How to make
Load yourself with patience because you're going to need 10 days for this recipe. Firstly, make the caramel from the sugar. Use a coffee pot to make it easier. Put sugar and a few drops of water in it.
The caramel needs to be golden brown but be careful not to burn it! Bake the sugar on low heat to prevent this. This way you can react in time.
Then pour in a glass of the alcohol, chopped ginger, cinnamon, honey and two vanilla packets. Close tightly so it doesn't evaporate out and leave it for five days, occasionally shaking.

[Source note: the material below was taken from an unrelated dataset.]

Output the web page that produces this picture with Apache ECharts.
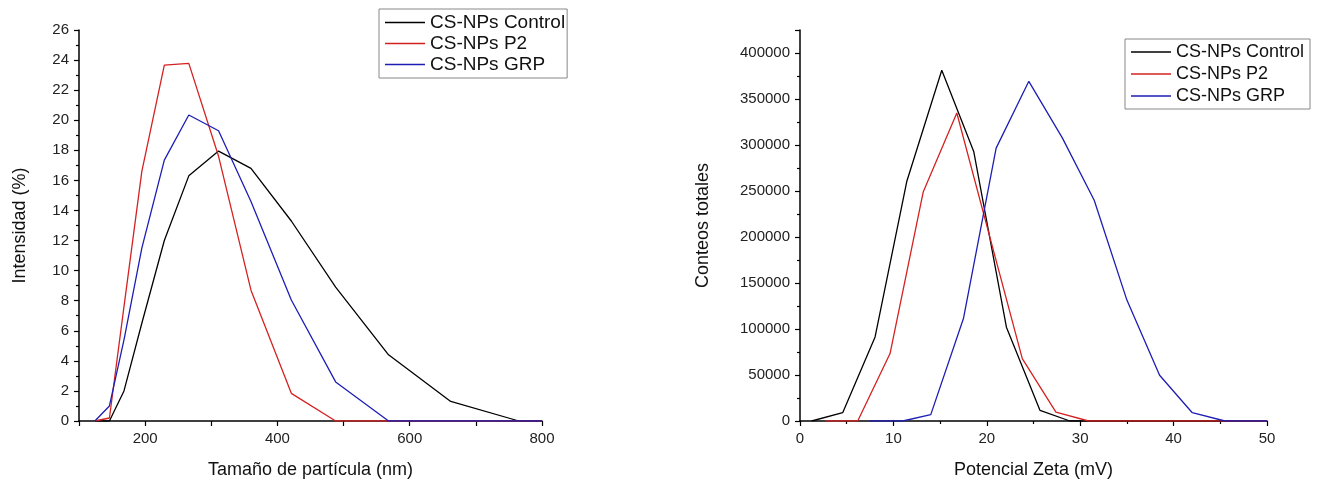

It's difficult for sugar to melt in alcohol but after five days it does. Then put 2 egg yolks in a large glass or enamel bowl, stir well and add half the cream. Before you open it, however, the package must be well shaken.
Mix again, add the condensed milk and instant coffee dissolved in a spoon of water.

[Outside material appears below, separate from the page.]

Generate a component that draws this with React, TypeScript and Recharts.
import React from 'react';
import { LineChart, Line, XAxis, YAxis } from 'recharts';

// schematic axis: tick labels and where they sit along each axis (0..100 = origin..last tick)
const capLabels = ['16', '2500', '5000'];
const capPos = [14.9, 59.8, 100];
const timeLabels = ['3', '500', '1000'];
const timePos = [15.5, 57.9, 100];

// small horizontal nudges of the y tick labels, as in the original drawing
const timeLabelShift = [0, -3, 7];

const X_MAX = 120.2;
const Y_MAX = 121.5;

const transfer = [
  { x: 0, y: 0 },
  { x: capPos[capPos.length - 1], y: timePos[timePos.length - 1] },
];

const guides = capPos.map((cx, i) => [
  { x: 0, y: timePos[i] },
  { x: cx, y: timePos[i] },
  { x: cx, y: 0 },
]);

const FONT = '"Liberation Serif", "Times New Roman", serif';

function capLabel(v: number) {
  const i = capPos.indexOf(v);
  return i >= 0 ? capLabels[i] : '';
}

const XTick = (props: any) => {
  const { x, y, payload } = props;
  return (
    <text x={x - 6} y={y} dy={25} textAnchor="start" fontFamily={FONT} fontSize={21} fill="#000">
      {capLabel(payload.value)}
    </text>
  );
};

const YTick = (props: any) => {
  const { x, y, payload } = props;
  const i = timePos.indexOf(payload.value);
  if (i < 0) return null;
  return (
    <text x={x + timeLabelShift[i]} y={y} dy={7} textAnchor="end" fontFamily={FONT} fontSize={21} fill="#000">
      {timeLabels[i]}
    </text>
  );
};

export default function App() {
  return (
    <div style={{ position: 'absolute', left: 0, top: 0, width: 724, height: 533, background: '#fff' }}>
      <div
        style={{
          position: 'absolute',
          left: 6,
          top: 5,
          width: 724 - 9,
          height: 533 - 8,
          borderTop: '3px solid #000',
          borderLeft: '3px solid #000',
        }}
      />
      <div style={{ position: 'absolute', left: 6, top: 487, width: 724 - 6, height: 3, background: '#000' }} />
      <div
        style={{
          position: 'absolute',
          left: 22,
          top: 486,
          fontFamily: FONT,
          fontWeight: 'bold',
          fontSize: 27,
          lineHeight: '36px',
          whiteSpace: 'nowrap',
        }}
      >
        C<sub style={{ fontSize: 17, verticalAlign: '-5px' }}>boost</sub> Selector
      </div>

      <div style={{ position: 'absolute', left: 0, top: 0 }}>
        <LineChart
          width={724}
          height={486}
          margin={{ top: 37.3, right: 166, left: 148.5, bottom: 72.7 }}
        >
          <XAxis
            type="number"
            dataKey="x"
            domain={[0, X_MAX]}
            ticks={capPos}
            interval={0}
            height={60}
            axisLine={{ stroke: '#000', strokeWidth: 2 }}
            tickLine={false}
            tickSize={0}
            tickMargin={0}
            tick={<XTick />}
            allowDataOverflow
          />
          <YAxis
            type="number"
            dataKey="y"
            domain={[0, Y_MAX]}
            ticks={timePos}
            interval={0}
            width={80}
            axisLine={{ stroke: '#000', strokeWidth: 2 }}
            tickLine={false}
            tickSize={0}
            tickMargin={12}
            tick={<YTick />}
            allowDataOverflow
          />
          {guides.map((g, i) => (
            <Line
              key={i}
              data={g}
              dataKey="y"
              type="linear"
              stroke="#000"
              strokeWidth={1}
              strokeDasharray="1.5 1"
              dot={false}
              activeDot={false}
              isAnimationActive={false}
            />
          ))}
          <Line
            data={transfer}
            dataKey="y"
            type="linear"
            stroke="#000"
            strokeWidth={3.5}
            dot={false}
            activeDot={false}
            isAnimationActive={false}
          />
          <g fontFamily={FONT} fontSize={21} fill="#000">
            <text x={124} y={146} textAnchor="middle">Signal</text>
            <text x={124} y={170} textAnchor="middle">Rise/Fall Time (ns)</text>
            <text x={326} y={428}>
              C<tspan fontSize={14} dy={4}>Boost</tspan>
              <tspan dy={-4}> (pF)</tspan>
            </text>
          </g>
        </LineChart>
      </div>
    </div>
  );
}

After stirring once again, add the remaining cream, the other 2 vanilla packets and pour the alcohol in which you had soaked the cinnamon and ginger through a fine strainer. Mix again.
Add the rest of the alcohol and stir. Transfer into a 6 1/5 cups (1.5 liter) bottle and leave it to rest in a cold place for five days.
Then transfer it into beautiful bottles. Some prefer it with a cube of ice in the glass. I prefer it in a larger glass filled to the brim.